I had an hour and a half before Mass started, and I informed my husband that I had to be ready to take care of music at this Mass. There was no way that I was going to leave the church with no music if I could do anything about it, particularly during Easter time when it’s everybody’s job to “make a joyful noise unto the Lord.”
So I read the readings, and planned some music that I hoped others in the group, if they showed up, would know. And as I started the car for church, I asked the Holy Spirit to give me a little extra help today.
…THEN DO WHAT’S POSSIBLE…
When I got to church one of the deacons told me what I already knew–that Dave had gone to the hospital and his wife would not be there to lead the music. I told him that I had it covered and he needn’t worry. The pastor was happy to hear that, when he came in, and I gave him a list of the music I had chosen. Then I got the music stand and the microphone and everything else arranged and ready. Two more adults and two girls who sing in the choir, including Middle Sister, were also ready to sing.
I announced the opening hymn but the microphone had mysteriously stopped working. I just kept singing. Father anounced the number again and we all went on with things. Before the Gloria I checked the mike connections and hoped for the best.
…AND SUDDENLY YOU ARE DOING THE IMPOSSIBLE.

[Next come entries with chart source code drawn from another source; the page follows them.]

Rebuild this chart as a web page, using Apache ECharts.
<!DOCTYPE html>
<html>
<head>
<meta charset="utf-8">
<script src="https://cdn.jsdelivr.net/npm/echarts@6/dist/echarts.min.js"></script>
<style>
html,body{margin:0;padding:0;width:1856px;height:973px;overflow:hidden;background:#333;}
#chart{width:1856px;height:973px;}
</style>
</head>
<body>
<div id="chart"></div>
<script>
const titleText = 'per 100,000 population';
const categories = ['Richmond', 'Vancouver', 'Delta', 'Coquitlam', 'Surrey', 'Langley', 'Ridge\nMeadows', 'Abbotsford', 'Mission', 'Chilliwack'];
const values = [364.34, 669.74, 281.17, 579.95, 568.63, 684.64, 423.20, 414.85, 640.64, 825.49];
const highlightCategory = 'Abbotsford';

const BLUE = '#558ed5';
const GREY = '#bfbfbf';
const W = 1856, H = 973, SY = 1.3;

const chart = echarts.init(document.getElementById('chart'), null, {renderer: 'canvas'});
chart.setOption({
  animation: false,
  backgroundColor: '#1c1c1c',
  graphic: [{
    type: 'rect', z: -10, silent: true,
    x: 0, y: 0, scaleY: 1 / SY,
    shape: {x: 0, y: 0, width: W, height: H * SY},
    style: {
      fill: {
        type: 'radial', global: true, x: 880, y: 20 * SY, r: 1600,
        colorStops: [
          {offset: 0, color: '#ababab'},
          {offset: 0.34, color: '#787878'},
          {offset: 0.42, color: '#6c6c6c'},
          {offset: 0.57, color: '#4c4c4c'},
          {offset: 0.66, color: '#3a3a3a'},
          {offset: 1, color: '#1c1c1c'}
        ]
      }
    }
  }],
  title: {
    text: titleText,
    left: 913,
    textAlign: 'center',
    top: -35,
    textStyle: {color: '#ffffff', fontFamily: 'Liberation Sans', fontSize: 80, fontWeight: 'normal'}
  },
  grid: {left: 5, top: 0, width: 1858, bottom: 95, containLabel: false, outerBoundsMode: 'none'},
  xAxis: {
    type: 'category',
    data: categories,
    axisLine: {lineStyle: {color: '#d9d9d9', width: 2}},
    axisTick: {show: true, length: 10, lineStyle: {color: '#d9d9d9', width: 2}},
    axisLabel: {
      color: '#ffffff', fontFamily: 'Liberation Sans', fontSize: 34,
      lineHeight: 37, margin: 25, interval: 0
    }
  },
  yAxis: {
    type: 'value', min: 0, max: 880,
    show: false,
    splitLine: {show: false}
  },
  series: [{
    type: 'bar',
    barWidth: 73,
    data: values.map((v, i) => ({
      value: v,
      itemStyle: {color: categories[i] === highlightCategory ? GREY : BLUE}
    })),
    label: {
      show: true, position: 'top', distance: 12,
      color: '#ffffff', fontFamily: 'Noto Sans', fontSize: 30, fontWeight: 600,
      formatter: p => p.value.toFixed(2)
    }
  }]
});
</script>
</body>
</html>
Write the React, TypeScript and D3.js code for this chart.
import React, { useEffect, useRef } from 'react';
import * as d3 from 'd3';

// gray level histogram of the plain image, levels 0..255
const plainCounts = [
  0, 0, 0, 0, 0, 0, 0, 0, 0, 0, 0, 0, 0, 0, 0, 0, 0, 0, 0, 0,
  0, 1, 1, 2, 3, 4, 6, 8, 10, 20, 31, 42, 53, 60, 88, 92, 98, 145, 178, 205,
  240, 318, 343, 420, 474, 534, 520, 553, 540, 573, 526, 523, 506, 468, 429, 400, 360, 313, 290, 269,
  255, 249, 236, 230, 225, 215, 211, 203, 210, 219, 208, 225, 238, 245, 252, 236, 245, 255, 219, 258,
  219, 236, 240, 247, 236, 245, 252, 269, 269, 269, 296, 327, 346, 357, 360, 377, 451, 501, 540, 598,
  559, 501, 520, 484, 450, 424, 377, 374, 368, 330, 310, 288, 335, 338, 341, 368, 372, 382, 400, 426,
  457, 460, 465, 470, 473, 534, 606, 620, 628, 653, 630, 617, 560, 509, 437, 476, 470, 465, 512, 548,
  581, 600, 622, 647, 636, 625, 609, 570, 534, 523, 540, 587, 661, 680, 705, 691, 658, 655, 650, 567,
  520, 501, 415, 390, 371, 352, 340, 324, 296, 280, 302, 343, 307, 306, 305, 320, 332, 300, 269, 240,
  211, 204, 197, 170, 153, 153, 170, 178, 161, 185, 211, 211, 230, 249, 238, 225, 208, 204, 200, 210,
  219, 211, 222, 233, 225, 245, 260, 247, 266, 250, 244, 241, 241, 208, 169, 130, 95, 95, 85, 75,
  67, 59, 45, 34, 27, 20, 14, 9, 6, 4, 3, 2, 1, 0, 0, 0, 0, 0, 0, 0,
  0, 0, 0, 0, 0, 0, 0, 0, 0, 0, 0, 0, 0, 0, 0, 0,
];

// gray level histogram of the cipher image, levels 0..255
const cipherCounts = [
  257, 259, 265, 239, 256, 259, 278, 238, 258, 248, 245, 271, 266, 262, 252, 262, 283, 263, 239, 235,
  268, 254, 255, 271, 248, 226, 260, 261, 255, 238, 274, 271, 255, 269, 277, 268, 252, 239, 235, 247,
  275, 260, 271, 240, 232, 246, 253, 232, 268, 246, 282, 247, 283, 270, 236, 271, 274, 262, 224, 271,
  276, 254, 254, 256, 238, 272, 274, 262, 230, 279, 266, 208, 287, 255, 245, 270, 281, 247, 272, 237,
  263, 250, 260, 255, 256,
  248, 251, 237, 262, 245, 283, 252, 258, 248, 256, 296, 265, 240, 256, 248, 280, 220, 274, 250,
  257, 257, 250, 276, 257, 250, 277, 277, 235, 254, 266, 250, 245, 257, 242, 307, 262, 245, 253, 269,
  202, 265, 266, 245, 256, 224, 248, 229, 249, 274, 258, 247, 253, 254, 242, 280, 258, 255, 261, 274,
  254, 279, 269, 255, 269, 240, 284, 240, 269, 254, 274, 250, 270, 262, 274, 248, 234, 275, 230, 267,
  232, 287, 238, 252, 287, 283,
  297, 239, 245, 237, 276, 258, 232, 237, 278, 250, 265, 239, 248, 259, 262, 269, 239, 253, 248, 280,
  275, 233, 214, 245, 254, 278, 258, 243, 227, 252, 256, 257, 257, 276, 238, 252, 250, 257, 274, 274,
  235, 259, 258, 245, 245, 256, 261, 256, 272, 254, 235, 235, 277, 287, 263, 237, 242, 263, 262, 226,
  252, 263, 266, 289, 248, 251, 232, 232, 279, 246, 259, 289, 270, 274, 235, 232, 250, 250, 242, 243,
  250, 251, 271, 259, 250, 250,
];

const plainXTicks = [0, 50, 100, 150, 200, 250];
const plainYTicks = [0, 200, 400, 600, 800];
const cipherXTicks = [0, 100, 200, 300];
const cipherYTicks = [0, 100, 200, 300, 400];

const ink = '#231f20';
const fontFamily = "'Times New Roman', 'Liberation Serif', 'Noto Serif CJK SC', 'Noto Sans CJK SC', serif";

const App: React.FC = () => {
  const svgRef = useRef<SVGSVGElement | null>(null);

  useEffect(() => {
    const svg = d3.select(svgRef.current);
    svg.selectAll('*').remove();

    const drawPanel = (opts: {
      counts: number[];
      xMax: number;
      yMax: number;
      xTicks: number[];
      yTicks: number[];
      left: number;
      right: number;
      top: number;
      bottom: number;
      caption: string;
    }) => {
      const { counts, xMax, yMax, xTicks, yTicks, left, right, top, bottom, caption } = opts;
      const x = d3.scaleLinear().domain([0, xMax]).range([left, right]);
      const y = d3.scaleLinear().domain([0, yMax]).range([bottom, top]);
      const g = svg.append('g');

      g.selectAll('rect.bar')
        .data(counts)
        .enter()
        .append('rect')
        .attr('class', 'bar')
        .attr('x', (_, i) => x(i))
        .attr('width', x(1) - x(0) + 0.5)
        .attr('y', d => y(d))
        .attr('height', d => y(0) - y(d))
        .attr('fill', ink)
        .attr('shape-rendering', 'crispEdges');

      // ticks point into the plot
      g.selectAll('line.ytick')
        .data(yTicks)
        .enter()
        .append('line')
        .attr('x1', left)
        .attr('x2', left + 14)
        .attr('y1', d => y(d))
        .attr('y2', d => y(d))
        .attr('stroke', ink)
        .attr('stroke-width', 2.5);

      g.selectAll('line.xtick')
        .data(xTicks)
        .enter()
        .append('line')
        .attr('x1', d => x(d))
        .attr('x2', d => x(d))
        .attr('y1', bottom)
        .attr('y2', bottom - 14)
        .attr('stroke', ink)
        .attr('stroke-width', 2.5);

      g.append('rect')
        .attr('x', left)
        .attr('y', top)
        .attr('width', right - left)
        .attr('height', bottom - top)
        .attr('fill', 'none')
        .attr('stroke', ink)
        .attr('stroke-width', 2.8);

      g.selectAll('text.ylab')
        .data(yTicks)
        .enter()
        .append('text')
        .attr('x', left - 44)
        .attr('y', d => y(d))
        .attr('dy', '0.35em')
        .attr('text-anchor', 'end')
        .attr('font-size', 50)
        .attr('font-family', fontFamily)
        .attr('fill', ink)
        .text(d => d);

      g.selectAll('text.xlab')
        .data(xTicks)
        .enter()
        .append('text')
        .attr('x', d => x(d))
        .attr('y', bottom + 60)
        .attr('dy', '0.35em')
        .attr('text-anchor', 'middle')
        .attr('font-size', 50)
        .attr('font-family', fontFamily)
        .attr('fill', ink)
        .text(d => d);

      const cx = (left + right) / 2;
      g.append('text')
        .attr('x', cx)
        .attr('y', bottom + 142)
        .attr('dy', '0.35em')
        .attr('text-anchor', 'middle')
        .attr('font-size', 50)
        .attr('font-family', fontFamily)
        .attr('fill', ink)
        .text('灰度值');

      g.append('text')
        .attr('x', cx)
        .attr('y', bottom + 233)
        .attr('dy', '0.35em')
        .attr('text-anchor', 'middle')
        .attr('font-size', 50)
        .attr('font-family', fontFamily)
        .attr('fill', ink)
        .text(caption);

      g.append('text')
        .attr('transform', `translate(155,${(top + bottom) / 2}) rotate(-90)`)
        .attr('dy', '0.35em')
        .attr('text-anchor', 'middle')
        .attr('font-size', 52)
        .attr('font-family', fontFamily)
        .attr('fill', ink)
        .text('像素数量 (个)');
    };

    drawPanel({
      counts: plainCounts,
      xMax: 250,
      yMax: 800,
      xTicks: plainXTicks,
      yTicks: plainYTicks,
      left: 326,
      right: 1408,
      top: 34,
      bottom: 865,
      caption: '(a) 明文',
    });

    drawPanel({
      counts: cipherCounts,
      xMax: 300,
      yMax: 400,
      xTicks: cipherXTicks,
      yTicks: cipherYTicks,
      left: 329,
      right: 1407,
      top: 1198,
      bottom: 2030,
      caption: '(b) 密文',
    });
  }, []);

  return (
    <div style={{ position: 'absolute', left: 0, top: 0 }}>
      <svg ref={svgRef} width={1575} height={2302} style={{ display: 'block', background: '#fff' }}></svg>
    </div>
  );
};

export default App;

I sang with everything I had and more, hoping that it would be heard in the back of the church, and not knowing if the mike worked or not. I had to cantor the Psalm and accompany myself; again, I was singing with more power than I have ever had before. I do not have a solo quality voice and I do not have the ability to project my voice, “unplugged,” through that large a space. But I could tell it was getting there. I could hear it. My voice was doing something that I know it cannot do, on its own. And I was so thankful for that gift, to be able to do what I knew was necessary but thought might be impossible, so there could be the proper music for the day.
We raised the roof on the Psalm (The Easter Verses from Celtic Alleluia) and the Lord’s Prayer–mike or no mike.
I know it worked out when Father announced that the reason much of the choir was missing was that Dave was in the hospital, and he thanked me for handling the music today, even with a broken mike, observing that “Barbara has several children, so she’s used to raising her voice.”